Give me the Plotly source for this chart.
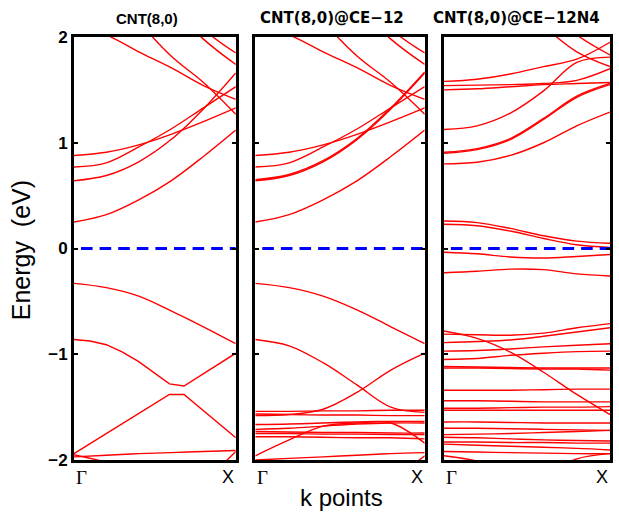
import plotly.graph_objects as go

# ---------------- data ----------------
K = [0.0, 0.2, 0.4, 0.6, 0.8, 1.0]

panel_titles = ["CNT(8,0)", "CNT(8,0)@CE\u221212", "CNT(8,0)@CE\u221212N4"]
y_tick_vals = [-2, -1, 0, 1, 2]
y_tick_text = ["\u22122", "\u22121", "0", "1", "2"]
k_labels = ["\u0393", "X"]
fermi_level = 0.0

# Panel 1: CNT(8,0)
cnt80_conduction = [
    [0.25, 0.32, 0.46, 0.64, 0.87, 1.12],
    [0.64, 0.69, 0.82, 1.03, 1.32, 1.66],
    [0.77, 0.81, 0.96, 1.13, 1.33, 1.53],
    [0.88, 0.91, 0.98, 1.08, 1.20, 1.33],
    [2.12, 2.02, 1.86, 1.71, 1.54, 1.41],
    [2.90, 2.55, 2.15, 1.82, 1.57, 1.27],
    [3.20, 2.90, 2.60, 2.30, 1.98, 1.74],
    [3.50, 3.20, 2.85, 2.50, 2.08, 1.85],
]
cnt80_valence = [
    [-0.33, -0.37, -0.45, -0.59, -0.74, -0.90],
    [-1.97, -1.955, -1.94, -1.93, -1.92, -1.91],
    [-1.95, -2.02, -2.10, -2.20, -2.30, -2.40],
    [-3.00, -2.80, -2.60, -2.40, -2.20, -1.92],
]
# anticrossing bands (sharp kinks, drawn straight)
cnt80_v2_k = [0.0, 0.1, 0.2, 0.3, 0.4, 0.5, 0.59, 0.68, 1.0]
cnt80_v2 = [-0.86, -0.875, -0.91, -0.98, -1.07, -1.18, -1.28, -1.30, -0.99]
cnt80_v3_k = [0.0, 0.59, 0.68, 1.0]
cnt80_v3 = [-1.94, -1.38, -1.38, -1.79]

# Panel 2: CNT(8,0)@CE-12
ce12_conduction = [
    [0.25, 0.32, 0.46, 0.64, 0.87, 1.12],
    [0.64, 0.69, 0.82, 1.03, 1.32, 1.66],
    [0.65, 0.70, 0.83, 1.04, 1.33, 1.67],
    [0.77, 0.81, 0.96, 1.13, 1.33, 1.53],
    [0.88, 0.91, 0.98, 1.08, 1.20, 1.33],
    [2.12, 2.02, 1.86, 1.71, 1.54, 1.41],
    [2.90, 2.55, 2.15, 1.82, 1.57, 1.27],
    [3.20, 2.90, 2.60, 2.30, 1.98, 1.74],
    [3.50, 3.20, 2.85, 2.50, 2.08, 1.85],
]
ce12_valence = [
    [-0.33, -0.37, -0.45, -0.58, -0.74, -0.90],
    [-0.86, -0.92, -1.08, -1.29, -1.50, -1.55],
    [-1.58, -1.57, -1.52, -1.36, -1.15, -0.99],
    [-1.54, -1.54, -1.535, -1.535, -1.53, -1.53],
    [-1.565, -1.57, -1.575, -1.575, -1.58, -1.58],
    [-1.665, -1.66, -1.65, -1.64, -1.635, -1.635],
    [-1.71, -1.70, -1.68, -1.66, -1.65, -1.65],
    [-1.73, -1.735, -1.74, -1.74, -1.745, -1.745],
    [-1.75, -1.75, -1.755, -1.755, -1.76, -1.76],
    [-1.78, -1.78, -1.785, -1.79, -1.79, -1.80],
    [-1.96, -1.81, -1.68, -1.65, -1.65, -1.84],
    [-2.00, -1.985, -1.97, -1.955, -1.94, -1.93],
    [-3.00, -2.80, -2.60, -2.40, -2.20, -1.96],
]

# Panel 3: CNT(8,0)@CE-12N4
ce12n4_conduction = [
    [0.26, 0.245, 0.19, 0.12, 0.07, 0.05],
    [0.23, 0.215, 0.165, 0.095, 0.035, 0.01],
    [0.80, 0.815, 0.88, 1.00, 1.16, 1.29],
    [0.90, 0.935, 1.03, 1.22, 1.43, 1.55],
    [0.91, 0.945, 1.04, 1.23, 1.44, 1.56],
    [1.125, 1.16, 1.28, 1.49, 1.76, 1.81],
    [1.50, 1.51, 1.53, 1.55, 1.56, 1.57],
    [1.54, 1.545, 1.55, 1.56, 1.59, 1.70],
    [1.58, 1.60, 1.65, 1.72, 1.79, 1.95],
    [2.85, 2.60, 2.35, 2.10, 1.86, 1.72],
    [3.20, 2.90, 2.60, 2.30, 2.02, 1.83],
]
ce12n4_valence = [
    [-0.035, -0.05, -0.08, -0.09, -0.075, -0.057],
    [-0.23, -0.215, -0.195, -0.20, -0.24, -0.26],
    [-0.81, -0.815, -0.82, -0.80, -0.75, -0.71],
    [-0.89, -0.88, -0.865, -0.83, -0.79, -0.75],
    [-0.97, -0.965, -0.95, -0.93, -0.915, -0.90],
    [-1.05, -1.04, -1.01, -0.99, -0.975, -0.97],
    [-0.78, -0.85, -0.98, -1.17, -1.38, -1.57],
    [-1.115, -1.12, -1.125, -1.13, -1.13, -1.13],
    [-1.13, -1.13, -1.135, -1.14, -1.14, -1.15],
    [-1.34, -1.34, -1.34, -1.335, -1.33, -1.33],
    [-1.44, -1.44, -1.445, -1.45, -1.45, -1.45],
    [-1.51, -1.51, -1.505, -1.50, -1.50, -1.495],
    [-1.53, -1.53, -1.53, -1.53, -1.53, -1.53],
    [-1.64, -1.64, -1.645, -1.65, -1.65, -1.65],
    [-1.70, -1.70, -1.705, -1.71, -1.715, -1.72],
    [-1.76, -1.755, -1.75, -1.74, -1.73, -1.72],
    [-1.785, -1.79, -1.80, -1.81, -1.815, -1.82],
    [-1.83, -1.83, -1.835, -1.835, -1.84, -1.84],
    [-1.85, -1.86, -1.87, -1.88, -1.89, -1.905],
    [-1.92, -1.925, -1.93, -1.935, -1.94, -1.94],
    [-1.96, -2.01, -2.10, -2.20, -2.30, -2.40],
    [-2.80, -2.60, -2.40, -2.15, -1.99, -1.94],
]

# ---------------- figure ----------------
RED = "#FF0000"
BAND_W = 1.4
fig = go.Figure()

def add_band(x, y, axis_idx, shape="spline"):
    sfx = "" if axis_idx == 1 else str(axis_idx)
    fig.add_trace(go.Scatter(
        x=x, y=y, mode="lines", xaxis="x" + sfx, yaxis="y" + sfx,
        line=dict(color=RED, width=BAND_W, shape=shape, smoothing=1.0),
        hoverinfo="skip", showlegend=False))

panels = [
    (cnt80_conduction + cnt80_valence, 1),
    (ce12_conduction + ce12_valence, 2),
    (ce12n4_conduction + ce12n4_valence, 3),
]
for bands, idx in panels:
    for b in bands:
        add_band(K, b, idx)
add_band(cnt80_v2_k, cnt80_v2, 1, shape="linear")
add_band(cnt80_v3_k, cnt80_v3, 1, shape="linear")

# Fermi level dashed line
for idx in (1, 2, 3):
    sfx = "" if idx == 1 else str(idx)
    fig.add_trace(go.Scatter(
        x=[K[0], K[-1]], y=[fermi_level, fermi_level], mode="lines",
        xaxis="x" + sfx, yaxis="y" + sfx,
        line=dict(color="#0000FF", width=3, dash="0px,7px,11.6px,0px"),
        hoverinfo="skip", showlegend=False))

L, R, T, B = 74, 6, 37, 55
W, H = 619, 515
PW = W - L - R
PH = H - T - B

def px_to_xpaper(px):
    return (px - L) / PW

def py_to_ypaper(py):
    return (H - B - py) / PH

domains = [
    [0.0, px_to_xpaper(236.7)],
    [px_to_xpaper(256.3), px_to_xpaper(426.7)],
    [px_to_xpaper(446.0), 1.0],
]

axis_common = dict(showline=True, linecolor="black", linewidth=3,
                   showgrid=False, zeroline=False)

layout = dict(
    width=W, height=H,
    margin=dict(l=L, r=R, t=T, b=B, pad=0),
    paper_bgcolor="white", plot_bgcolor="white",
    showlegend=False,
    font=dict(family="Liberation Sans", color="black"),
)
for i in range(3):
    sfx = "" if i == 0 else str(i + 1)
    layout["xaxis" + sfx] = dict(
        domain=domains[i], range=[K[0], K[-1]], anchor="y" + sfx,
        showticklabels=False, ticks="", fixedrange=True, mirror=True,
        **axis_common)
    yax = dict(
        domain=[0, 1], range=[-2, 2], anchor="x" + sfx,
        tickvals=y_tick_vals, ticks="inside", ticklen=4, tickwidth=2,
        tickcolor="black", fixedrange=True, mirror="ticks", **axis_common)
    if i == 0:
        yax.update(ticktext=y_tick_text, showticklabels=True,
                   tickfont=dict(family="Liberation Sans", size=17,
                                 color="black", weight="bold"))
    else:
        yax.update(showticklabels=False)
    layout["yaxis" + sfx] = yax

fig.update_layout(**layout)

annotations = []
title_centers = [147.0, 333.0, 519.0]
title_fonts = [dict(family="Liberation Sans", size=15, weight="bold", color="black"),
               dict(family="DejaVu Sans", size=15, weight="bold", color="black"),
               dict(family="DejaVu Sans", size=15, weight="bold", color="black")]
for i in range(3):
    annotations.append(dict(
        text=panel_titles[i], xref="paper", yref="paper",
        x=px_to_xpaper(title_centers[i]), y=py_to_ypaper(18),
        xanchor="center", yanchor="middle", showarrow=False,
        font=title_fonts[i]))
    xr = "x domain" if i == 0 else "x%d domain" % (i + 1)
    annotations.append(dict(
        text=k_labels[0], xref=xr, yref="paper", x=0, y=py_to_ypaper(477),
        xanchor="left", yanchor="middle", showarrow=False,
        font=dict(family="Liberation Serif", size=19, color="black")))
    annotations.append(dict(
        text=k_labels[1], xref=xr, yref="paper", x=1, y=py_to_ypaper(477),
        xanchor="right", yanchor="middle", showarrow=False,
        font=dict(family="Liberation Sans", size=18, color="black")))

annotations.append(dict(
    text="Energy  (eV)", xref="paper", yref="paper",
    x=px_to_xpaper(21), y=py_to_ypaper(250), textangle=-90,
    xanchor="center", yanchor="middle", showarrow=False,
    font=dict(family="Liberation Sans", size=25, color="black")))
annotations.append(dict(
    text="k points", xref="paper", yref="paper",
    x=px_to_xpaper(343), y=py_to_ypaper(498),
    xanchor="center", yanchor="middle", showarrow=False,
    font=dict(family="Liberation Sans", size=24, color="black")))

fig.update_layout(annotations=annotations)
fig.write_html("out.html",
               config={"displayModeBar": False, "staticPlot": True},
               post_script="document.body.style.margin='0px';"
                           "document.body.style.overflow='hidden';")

**Your instructions**
Write out exactly the opening lines of the data, stopping after the line that holds "fermi_level = 0.0". Exclude pictures.

**Right answer**
Give me the Plotly source for this chart.
import plotly.graph_objects as go

# ---------------- data ----------------
K = [0.0, 0.2, 0.4, 0.6, 0.8, 1.0]

panel_titles = ["CNT(8,0)", "CNT(8,0)@CE\u221212", "CNT(8,0)@CE\u221212N4"]
y_tick_vals = [-2, -1, 0, 1, 2]
y_tick_text = ["\u22122", "\u22121", "0", "1", "2"]
k_labels = ["\u0393", "X"]
fermi_level = 0.0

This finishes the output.